00 12 * * * /bin/bash sql_query.sh
# Instead of receiving 29 emails, run a query the minute after the scraping ends
# to filter how many rows were added between 11:30 and 11:59
# By default it will send the result of the query to your email
Great but what does scrape_bicing.R
have?
The script should do something like the chunk below. Note that if you’re having trouble appending the data frame to the data base you might have to do what the answer in the SO forum suggests: https://stackoverflow.com/questions/50745431/trying-to-use-r-with-mysql-the-used-command-is-not-allowed-with-this-mysql-vers?rq=1
# Load libraries
library(httr)
library(DBI)
library(RMySQL)
# The url of your api
api_url <- "bla/bla"
# Wrap GET so that whenever the request fails it returns an R error
my_GET <- function(x, config = list(), ...) {
stop_for_status(GET(url = x, config = config, ...))
}
# If it can't connect to the API will throw an R error
test_bike <- my_GET(api_url)
## Do API calls here
## I assume the result is a data.frame or something like that
## It should have the same column names as the SQL database.
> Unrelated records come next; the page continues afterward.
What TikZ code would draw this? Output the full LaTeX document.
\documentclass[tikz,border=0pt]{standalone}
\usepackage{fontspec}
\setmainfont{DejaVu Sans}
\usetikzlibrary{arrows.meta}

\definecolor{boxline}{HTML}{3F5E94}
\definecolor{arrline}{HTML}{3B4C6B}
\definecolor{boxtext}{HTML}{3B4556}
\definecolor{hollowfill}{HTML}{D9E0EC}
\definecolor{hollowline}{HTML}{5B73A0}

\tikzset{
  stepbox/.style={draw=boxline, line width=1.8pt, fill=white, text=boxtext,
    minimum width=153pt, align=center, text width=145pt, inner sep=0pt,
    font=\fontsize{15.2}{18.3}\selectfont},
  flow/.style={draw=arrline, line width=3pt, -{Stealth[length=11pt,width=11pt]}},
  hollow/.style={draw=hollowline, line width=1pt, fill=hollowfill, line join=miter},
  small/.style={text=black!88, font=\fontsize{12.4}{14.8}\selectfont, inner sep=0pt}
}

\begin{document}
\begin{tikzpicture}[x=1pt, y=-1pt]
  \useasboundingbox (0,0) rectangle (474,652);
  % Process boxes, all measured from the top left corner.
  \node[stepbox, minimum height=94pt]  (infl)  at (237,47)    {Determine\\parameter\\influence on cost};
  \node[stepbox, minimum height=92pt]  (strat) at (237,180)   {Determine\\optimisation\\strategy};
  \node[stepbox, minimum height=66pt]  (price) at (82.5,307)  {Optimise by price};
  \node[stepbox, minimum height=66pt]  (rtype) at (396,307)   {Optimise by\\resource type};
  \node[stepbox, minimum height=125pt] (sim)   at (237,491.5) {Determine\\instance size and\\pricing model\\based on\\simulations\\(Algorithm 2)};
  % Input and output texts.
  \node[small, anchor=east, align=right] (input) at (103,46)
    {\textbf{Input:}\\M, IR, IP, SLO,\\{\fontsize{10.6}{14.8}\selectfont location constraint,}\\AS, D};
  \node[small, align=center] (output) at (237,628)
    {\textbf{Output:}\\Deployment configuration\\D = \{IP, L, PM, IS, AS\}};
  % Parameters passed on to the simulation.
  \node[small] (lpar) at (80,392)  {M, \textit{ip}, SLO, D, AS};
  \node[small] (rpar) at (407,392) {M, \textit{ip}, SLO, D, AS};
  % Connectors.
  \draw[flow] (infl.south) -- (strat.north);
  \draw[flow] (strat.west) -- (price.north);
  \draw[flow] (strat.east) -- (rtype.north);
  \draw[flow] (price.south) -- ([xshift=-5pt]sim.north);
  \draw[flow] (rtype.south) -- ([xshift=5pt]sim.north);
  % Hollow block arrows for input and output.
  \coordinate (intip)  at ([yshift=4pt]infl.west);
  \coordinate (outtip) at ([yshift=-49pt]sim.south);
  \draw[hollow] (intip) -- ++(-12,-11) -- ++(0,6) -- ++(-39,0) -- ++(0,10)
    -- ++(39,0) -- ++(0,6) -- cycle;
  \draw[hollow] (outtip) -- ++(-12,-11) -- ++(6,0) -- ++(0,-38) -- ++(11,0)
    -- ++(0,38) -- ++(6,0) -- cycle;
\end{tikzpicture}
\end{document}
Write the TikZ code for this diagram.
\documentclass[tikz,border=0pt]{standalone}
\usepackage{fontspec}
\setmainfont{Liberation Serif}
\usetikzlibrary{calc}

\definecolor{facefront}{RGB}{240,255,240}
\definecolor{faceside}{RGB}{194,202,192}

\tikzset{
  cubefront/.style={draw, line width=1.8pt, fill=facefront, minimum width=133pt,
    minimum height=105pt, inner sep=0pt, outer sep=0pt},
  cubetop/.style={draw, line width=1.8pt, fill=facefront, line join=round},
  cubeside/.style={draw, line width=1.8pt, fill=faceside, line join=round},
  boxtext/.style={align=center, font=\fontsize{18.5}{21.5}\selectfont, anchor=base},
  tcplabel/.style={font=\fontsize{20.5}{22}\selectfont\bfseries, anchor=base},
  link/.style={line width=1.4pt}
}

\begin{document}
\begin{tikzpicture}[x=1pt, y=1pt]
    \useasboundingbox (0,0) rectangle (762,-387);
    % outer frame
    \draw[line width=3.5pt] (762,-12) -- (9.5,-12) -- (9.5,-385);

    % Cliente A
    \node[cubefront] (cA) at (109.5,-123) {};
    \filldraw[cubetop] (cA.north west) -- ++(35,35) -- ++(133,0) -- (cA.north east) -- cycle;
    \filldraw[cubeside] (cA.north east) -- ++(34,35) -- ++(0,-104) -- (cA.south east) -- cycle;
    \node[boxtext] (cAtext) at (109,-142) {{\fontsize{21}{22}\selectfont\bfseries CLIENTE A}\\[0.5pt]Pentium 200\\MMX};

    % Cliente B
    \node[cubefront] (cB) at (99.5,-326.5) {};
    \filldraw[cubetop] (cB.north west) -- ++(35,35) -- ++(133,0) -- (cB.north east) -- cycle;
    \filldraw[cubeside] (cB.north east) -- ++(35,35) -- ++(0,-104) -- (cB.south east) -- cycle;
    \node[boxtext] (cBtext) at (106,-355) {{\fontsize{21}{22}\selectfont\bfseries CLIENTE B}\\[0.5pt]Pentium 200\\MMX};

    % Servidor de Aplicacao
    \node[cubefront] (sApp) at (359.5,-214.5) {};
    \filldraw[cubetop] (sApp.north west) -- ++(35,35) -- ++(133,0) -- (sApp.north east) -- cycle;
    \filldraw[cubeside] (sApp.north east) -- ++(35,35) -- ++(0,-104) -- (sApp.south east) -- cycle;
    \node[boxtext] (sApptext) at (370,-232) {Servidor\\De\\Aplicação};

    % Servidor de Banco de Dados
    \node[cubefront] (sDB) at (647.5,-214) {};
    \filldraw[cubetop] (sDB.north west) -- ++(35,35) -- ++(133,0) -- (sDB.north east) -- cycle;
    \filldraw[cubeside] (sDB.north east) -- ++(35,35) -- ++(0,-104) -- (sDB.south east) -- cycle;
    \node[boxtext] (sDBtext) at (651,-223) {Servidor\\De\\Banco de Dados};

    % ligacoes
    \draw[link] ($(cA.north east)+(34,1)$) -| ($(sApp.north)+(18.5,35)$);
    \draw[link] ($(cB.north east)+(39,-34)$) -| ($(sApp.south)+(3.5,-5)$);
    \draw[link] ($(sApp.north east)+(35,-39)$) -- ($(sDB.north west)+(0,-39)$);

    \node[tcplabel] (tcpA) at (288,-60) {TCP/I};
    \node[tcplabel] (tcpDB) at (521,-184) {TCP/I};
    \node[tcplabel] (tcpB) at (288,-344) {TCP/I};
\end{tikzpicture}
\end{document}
# Establish the connection to the database.
# This script is run within the server, so the connection
# should not specify the server ip, it assumes it's
# the localhost
con <- dbConnect(MySQL(),
dbname = database_name, # in "" quotes
user = your_user, # in "" quotes
password = your_password, # in "" quotes
port = 3306)
# Append the table
write_success <-
dbWriteTable(conn = con, # connection from above
"table name", # name of the table to append (in quotes)
api output, # data frame from the API output
append = TRUE, row.names = FALSE) # to append instead of overwrite and ignore row.names
# Write your results to the database. In my API call
# I considered many possible errors and coded the request
# very defensively, running the script many times under certain
# scenarios (no internet, getting different results).
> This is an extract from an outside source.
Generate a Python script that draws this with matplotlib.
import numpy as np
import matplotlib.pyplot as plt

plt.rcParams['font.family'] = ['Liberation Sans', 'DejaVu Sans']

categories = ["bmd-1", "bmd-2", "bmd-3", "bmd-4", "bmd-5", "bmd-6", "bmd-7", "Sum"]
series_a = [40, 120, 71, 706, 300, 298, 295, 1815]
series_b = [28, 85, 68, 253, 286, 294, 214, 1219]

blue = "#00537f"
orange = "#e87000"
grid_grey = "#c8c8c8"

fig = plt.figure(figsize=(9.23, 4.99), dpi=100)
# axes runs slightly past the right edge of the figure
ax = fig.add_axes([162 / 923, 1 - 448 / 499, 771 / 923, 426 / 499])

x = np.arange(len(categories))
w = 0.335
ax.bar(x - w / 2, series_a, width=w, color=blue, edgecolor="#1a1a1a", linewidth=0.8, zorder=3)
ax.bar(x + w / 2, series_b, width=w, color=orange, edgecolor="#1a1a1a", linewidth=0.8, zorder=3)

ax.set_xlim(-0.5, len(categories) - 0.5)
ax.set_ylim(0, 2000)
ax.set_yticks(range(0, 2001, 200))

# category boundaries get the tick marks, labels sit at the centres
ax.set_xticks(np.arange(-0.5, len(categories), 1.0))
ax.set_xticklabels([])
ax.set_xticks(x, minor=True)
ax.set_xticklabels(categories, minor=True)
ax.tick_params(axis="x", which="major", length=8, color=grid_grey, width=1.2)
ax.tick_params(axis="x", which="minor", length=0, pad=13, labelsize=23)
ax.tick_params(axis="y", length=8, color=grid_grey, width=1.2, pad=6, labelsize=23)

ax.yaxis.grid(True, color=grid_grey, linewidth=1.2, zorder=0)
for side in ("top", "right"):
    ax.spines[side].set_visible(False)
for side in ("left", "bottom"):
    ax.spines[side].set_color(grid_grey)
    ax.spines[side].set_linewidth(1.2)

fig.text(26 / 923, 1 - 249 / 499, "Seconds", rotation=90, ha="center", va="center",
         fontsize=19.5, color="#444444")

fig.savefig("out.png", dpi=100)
# If you get unexpected results from your API request then this step will
# not succeed.
# If the append was successfull, write_success should be TRUE
if (write_success) print("Append success") else print("No success")
Something to keep in mind, by default you can connect from the your local computer to the remote DB by port 3306. This port can be closed if you’re in a public internet network or a network connection from a university. If you can’t connect, make you sort this out with the personnel from that network (it happened to me with my university network).
What does sql_query.sh
have?
A very simple SQL query:
read PASS < pw.txt /* Read the password from a pw.txt file you create with your user pasword*/
mysql -uroot -p$PASS database_name -e "SELECT id, error_msg, COUNT(*) AS count FROM bicing_station WHERE time >= CONCAT(CURDATE(),' ','11:30:00') AND time <= CONCAT(CURDATE(),' ','12:00:00') GROUP BY id, error_msg;"
/*
mysql: run mysql
-uroot: specify your mysql username (note there are no spaces)
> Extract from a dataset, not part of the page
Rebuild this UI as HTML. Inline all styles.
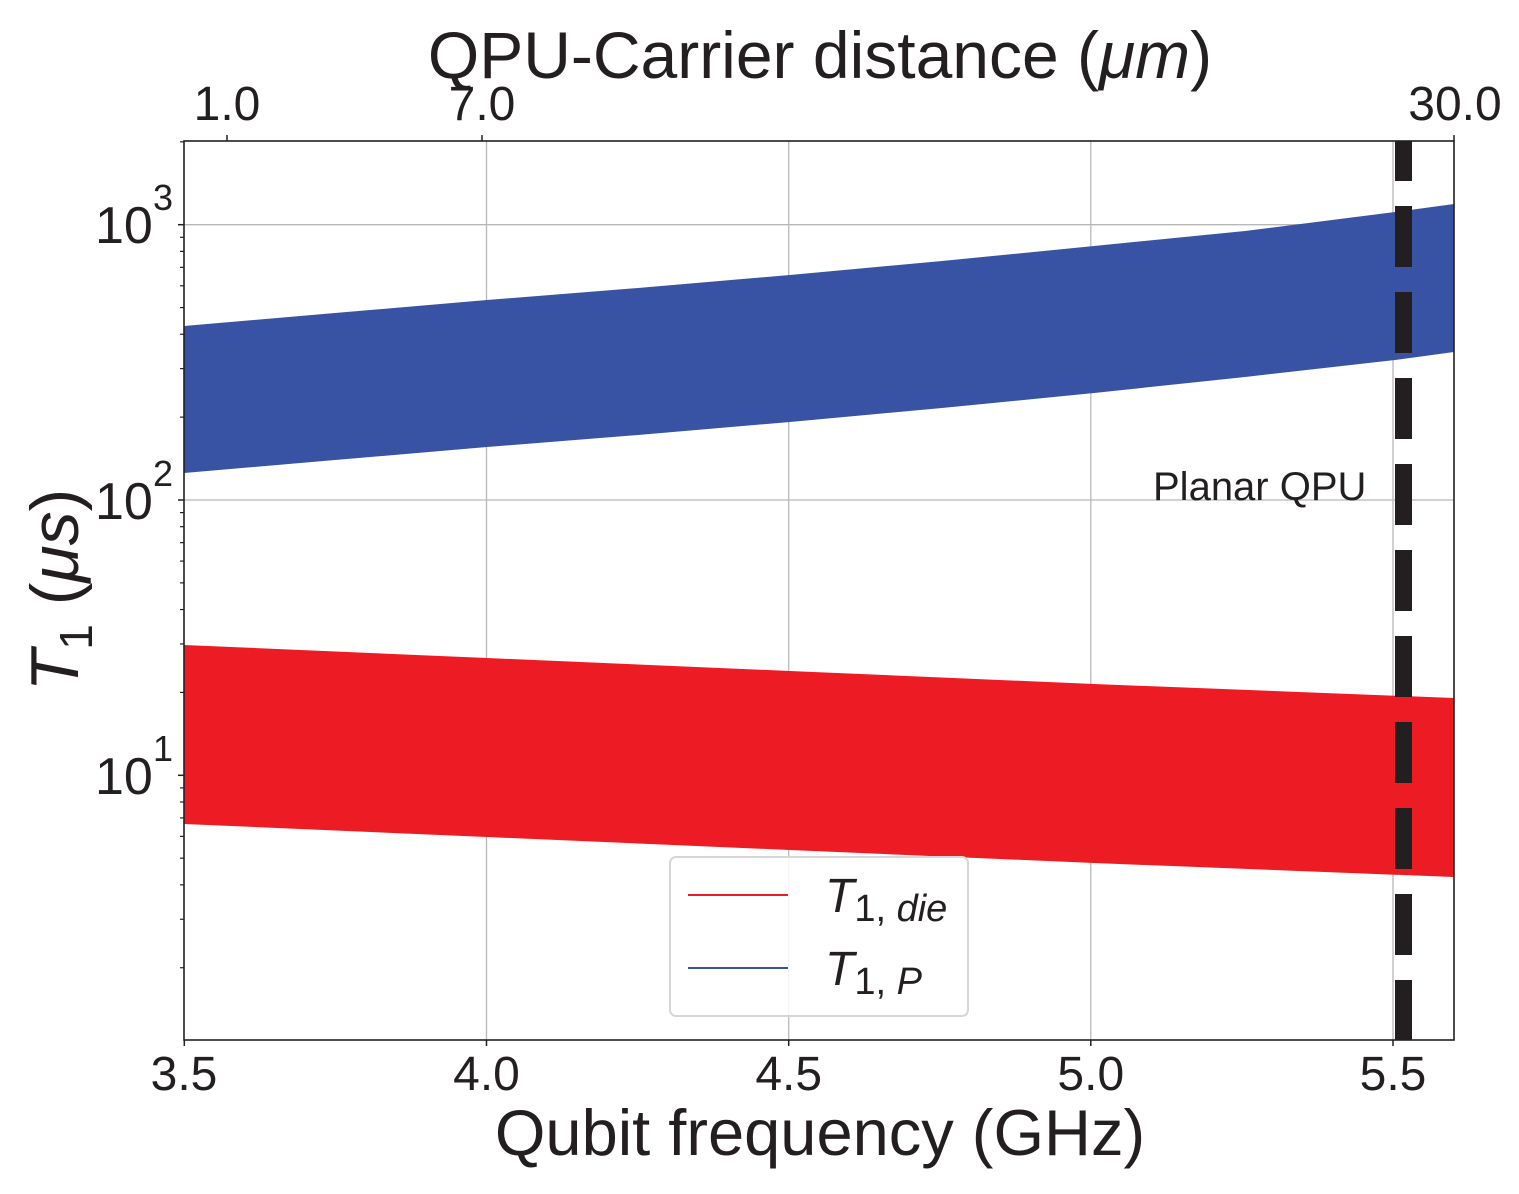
<!DOCTYPE html>
<html><head><meta charset="utf-8"><style>
html,body{margin:0;padding:0;background:#fff}
svg{display:block}
text{font-family:"Liberation Sans",Arial,sans-serif;fill:#231f20}
</style></head><body>
<svg width="1519" height="1194" viewBox="0 0 1519 1194" xmlns="http://www.w3.org/2000/svg">
<rect width="1519" height="1194" fill="#fff"/>
<g stroke="#b8b8b8" stroke-width="1.3">
<line x1="486.5" y1="141" x2="486.5" y2="1040"/>
<line x1="788.7" y1="141" x2="788.7" y2="1040"/>
<line x1="1090.8" y1="141" x2="1090.8" y2="1040"/>
<line x1="1393" y1="141" x2="1393" y2="1040"/>
<line x1="184" y1="224.7" x2="1454" y2="224.7"/>
<line x1="184" y1="500" x2="1454" y2="500"/>
<line x1="184" y1="775.3" x2="1454" y2="775.3"/>
</g>
<polygon fill="#3853a3" points="184,326 335,313 487,300 638,288 790,275 942,261 1094,246 1245,231 1395,212 1454,204 1454,352 1395,360 1245,377 1094,393 942,408 790,422 638,435 487,447 335,460 184,473"/>
<polygon fill="#ed1c24" points="184,645 487,658 790,671 1094,684 1454,698 1454,877 1094,863 790,850 487,837 184,824"/>
<line x1="1403.5" y1="141" x2="1403.5" y2="1040" stroke="#231f20" stroke-width="17" stroke-dasharray="40 25 61 25 61 25 61 25 61 25 61 25 61 25 61 25 61 25 61 25 61 25 61 25 61 25"/>
<rect x="184" y="141" width="1270" height="899" fill="none" stroke="#231f20" stroke-width="1.6"/>
<g stroke="#231f20" stroke-width="1.5">
<line x1="178" y1="224.7" x2="184" y2="224.7"/>
<line x1="178" y1="500" x2="184" y2="500"/>
<line x1="178" y1="775.3" x2="184" y2="775.3"/>
</g>
<g stroke="#231f20" stroke-width="1.2" id="minor"></g>
<g stroke="#231f20" stroke-width="1.5">
<line x1="184.3" y1="1040" x2="184.3" y2="1046"/>
<line x1="486.5" y1="1040" x2="486.5" y2="1046"/>
<line x1="788.7" y1="1040" x2="788.7" y2="1046"/>
<line x1="1090.8" y1="1040" x2="1090.8" y2="1046"/>
<line x1="1393" y1="1040" x2="1393" y2="1046"/>
<line x1="227" y1="135" x2="227" y2="141"/>
<line x1="482" y1="135" x2="482" y2="141"/>
<line x1="1454" y1="135" x2="1454" y2="141"/>
</g>
<g font-size="48" text-anchor="middle">
<text x="184" y="1090">3.5</text>
<text x="486.5" y="1090">4.0</text>
<text x="788.7" y="1090">4.5</text>
<text x="1090.8" y="1090">5.0</text>
<text x="1393" y="1090">5.5</text>
<text x="227" y="120">1.0</text>
<text x="482" y="120">7.0</text>
<text x="1455" y="120">30.0</text>
</g>
<g font-size="52">
<text x="95" y="243">10</text><text x="153" y="210" font-size="36">3</text>
<text x="95" y="519">10</text><text x="153" y="486" font-size="36">2</text>
<text x="95" y="794">10</text><text x="153" y="761" font-size="36">1</text>
</g>
<text x="820" y="78" font-size="66" text-anchor="middle">QPU-Carrier distance (<tspan font-style="italic">μm</tspan>)</text>
<text x="820" y="1155" font-size="65" text-anchor="middle">Qubit frequency (GHz)</text>
<text transform="translate(78,590) rotate(-90)" font-size="68" text-anchor="middle"><tspan font-style="italic">T</tspan><tspan font-size="46" dy="14">1</tspan><tspan dy="-14"> (</tspan><tspan font-style="italic">μs</tspan>)</text>
<text x="1153" y="500" font-size="40">Planar QPU</text>
<rect x="670" y="857" width="298" height="159" rx="6" fill="#fff" fill-opacity="0.85" stroke="#d6d6d6" stroke-width="2"/>
<line x1="688" y1="895" x2="788" y2="895" stroke="#ed1c24" stroke-width="2"/>
<line x1="688" y1="968" x2="788" y2="968" stroke="#3853a3" stroke-width="2"/>
<text x="825" y="912" font-size="48"><tspan font-style="italic">T</tspan><tspan font-size="38" dy="9">1,</tspan><tspan font-size="38" font-style="italic"> die</tspan></text>
<text x="825" y="985" font-size="48"><tspan font-style="italic">T</tspan><tspan font-size="38" dy="9">1,</tspan><tspan font-size="38" font-style="italic"> P</tspan></text>
</svg>
<script>
(function(){
var g=document.getElementById('minor');var ns="http://www.w3.org/2000/svg";
var y0=775.3,d=275.3;
function Y(v){return y0-(Math.log10(v)-1)*d;}
[1,10,100,1000].forEach(function(b){for(var k=2;k<=9;k++){var y=Y(b*k);if(y>141&&y<1040){var l=document.createElementNS(ns,'line');l.setAttribute('x1',180);l.setAttribute('x2',184);l.setAttribute('y1',y);l.setAttribute('y2',y);g.appendChild(l);}}});
})();
</script>
</body></html>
-p$PASS: -p is for password and $PASS is the variable with the password
database_name: is the data base name
-e: is short for -execute a query
The remaining is the query to execute. I would make sure the query
works by running this same line in the server interactively.
What this query means is to get the counts of the id and error messages
where the time is between the scheduele cron of the API request.
This way I get a summary of the error messages and how many lines were
appended between the time the script should've started and should've ended
*/
As stated in the first line of the code chunk, create a text file with
your password. You can do so with echo "Your SQL username password" >> pw.txt
. That should allow PASS to read in the password just fine.
And that should be it! Make sure you run each of these steps separately
so that they work on it’s own and you don’get weird errors. This
workflow will now run cron
jobs at whatever time you set it, return
the output to a text file (in case something bad happens and you want to
look at the log) and run a query after it finishes so that you only get
one email with a summary of API requests.
Hope this was helpful!
PS:
-
I use SQL Workbench to run queries from my local computer